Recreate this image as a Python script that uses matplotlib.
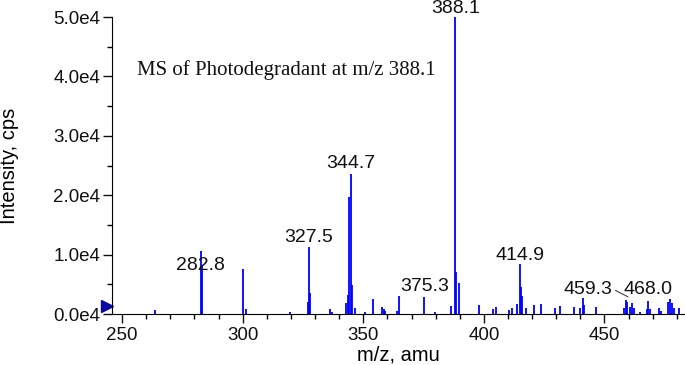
from matplotlib import pyplot as plt
from matplotlib.ticker import MultipleLocator, FuncFormatter
import numpy as np

## Data ------------------------------------------------------------------
mz = [263.5, 282.8, 283.2, 300.0, 301.4, 319.8, 326.9, 327.5, 327.9, 336.3,
      337.0, 342.8, 343.5, 344.2, 344.7, 345.2, 346.5, 350.7, 353.9, 357.7,
      358.4, 359.2, 363.8, 364.8, 375.3, 379.7, 386.4, 388.1, 388.6, 389.7,
      398.1, 403.9, 405.0, 410.6, 411.6, 413.9, 414.9, 415.4, 415.9, 417.3,
      420.9, 423.8, 429.6, 431.4, 437.2, 440.0, 440.9, 441.5, 446.5, 458.2,
      458.9, 459.3, 460.7, 461.5, 462.4, 464.9, 467.7, 468.0, 469.0, 472.6,
      473.3, 476.3, 477.1, 477.9, 478.7, 481.0]
intensity = [600, 10600, 8000, 7500, 800, 300, 2000, 11200, 3500, 800,
             400, 1800, 3200, 19700, 23600, 4900, 1000, 300, 2600, 1200,
             800, 500, 500, 3000, 2800, 300, 1300, 50000, 7100, 5200,
             1500, 800, 1100, 700, 1000, 1700, 8400, 4500, 3000, 1000,
             1500, 1700, 1000, 1300, 1100, 1000, 2700, 1500, 1200, 1000,
             2300, 2000, 1200, 1800, 1000, 300, 800, 2200, 800, 1000,
             500, 2000, 2500, 1800, 1000, 1000]

# peak labels: text, label position (m/z, intensity)
labels = ["282.8", "327.5", "344.7", "375.3", "388.1", "414.9", "468.0"]
label_x = [282.5, 327.3, 344.7, 375.6, 388.1, 415.1, 468.2]
label_y = [8250, 12960, 25420, 4550, 51500, 9930, 4200]

title = "MS of Photodegradant at m/z 388.1"

## Set up plot ------------------------------------------------------------
fsize = 13.5
plt.rc("font", family="Liberation Sans", size=fsize)

fig = plt.figure(figsize=(6.85, 3.65), dpi=100)
ax = fig.add_axes([0.1635, 0.1397, 0.8355, 0.8137])

ax.vlines(mz, 0, intensity, color="#0000ff", linewidth=1.3)

for t, x, y in zip(labels, label_x, label_y):
    ax.text(x, y, t, ha="center", va="center", color="#111111",
            fontsize=14, clip_on=False)

# label with leader line
ax.annotate("459.3", xy=(459.7, 2900), xytext=(443.3, 4200),
            ha="center", va="center", color="#111111", fontsize=14,
            arrowprops=dict(arrowstyle="-", color="#444444", lw=0.8,
                            relpos=(1, 0.5), shrinkA=0, shrinkB=0))

ax.text(0.044, 0.82, title, transform=ax.transAxes, family="Liberation Serif",
        fontsize=15, color="#111111", va="center")

# baseline marker at left
ax.plot([-0.009], [0.027], marker=">", ms=9, color="#0a0aa0",
        transform=ax.transAxes, clip_on=False)

ax.set_xlim(245.8, 483.1)
ax.set_ylim(0, 50000)

ax.spines["top"].set_visible(False)
ax.spines["right"].set_visible(False)

ax.xaxis.set_major_locator(MultipleLocator(50))
ax.xaxis.set_minor_locator(MultipleLocator(10))
ax.yaxis.set_major_locator(MultipleLocator(10000))
ax.yaxis.set_minor_locator(MultipleLocator(5000))
ax.yaxis.set_major_formatter(FuncFormatter(lambda v, p: "%.1fe4" % (v / 1e4)))
ax.tick_params(which="major", length=6.5, width=1, colors="#111111")
ax.tick_params(which="minor", length=3.5, width=1)
ax.tick_params(axis="x", pad=3)
ax.tick_params(axis="y", pad=2)

ax.set_xlabel("m/z, amu", fontsize=14.5, labelpad=1)
ax.set_ylabel("Intensity, cps", fontsize=14.5)
ax.yaxis.set_label_coords(-0.163, 0.5)

fig.savefig("out.png", dpi=100)
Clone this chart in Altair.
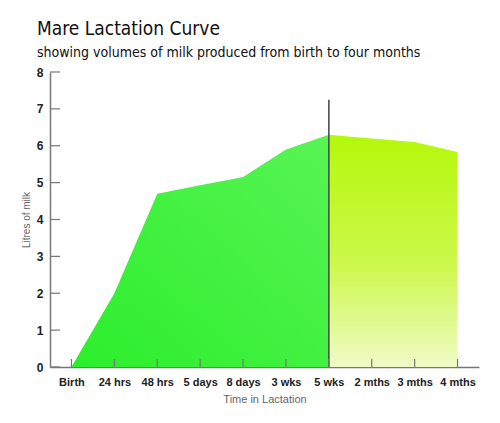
import altair as alt
import pandas as pd

stages = ["Birth", "24 hrs", "48 hrs", "5 days", "8 days", "3 wks", "5 wks", "2 mths", "3 mths", "4 mths"]
litres = [0, 2.0, 4.7, 4.93, 5.15, 5.9, 6.3, 6.2, 6.1, 5.83]
split_stage = "5 wks"
split_top = 7.25
y_ticks = [0, 1, 2, 3, 4, 5, 6, 7, 8]

df = pd.DataFrame({"stage": stages, "litres": litres})
split_i = stages.index(split_stage)
left = df.iloc[: split_i + 1]
right = df.iloc[split_i:]

W, H = 429, 295
xscale = alt.Scale(domain=stages, type="point", padding=0.5)
yscale = alt.Scale(domain=[0, 8])

label_font = "Liberation Sans, Arial, sans-serif"
title_font = "DejaVu Sans Condensed, Liberation Sans Narrow, Roboto, sans-serif"

x_axis = alt.Axis(title="Time in Lactation", labelAngle=0, tickSize=0,
                  labelPadding=9, labelFont=label_font, labelFontWeight="bold",
                  labelFontSize=11, labelColor="#222", titleFont=label_font,
                  titleFontWeight="normal", titleFontSize=11, titleColor="#666",
                  titlePadding=6, domainColor="#777", domainWidth=1.5)
y_axis = alt.Axis(title="Litres of milk", values=y_ticks, tickSize=0, grid=False,
                  labelOverlap=False, labelFlush=False,
                  labelPadding=7, labelFont=label_font, labelFontWeight="bold",
                  labelFontSize=12, labelColor="#222", titleFont=label_font,
                  titleFontWeight="normal", titleFontSize=10, titleColor="#666",
                  titlePadding=5, domainColor="#777", domainWidth=1.5)

def xe(field):
    return alt.X(field, type="nominal", scale=xscale, sort=stages, axis=x_axis)

def ye(field):
    return alt.Y(field, type="quantitative", scale=yscale, axis=y_axis)

left_grad = alt.Gradient(gradient="linear",
                         stops=[alt.GradientStop(offset=0, color="#2cee2c"),
                                alt.GradientStop(offset=1, color="#58f454")],
                         x1=0, y1=1, x2=1, y2=0)
right_grad = alt.Gradient(gradient="linear",
                          stops=[alt.GradientStop(offset=0, color="#b4f80a"),
                                 alt.GradientStop(offset=0.55, color="#cdf84a"),
                                 alt.GradientStop(offset=1, color="#f0fbc6")],
                          x1=0, y1=0, x2=0, y2=1)

area_left = alt.Chart(left).mark_area(color=left_grad, opacity=1).encode(x=xe("stage"), y=ye("litres"))
area_right = alt.Chart(right).mark_area(color=right_grad, opacity=1).encode(x=xe("stage"), y=ye("litres"))

split_df = pd.DataFrame({"stage": [split_stage], "top": [split_top], "bottom": [0]})
split_rule = alt.Chart(split_df).mark_rule(color="#444", strokeWidth=1.5).encode(
    x=xe("stage"), y=ye("top"), y2="bottom:Q")

ytick_df = pd.DataFrame({"v": y_ticks})
y_tick_rules = alt.Chart(ytick_df).mark_rule(color="#777", strokeWidth=1.2).encode(
    y=ye("v"), x=alt.value(0), x2=alt.value(10))

xtick_df = pd.DataFrame({"stage": stages})
x_tick_rules = alt.Chart(xtick_df).mark_rule(color="#777", strokeWidth=1.2).encode(
    x=xe("stage"), y=alt.value(H), y2=alt.value(H - 8))

chart = alt.layer(area_left, area_right, split_rule, y_tick_rules, x_tick_rules).properties(
    width=W, height=H,
    autosize=alt.AutoSizeParams(type="none"),
    padding={"left": 42, "top": 64, "right": 13, "bottom": 48},
    title=alt.TitleParams(text="Mare Lactation Curve",
                          subtitle="showing volumes of milk produced from birth to four months",
                          anchor="start", frame="group", dx=-13, offset=6,
                          font=title_font, fontSize=19, fontWeight="normal", color="#111",
                          subtitleFont=title_font, subtitleFontSize=14, subtitleColor="#111",
                          subtitlePadding=7),
).configure_view(stroke=None)

chart.save("out.html", embed_options={"renderer": "svg", "actions": False})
──────
Would you reproduce the lines above, from the very first through the line containing "import numpy as np", exactly and without the pictures?

Recreate this image as a Python script that uses matplotlib.
from matplotlib import pyplot as plt
from matplotlib.ticker import MultipleLocator, FuncFormatter
import numpy as np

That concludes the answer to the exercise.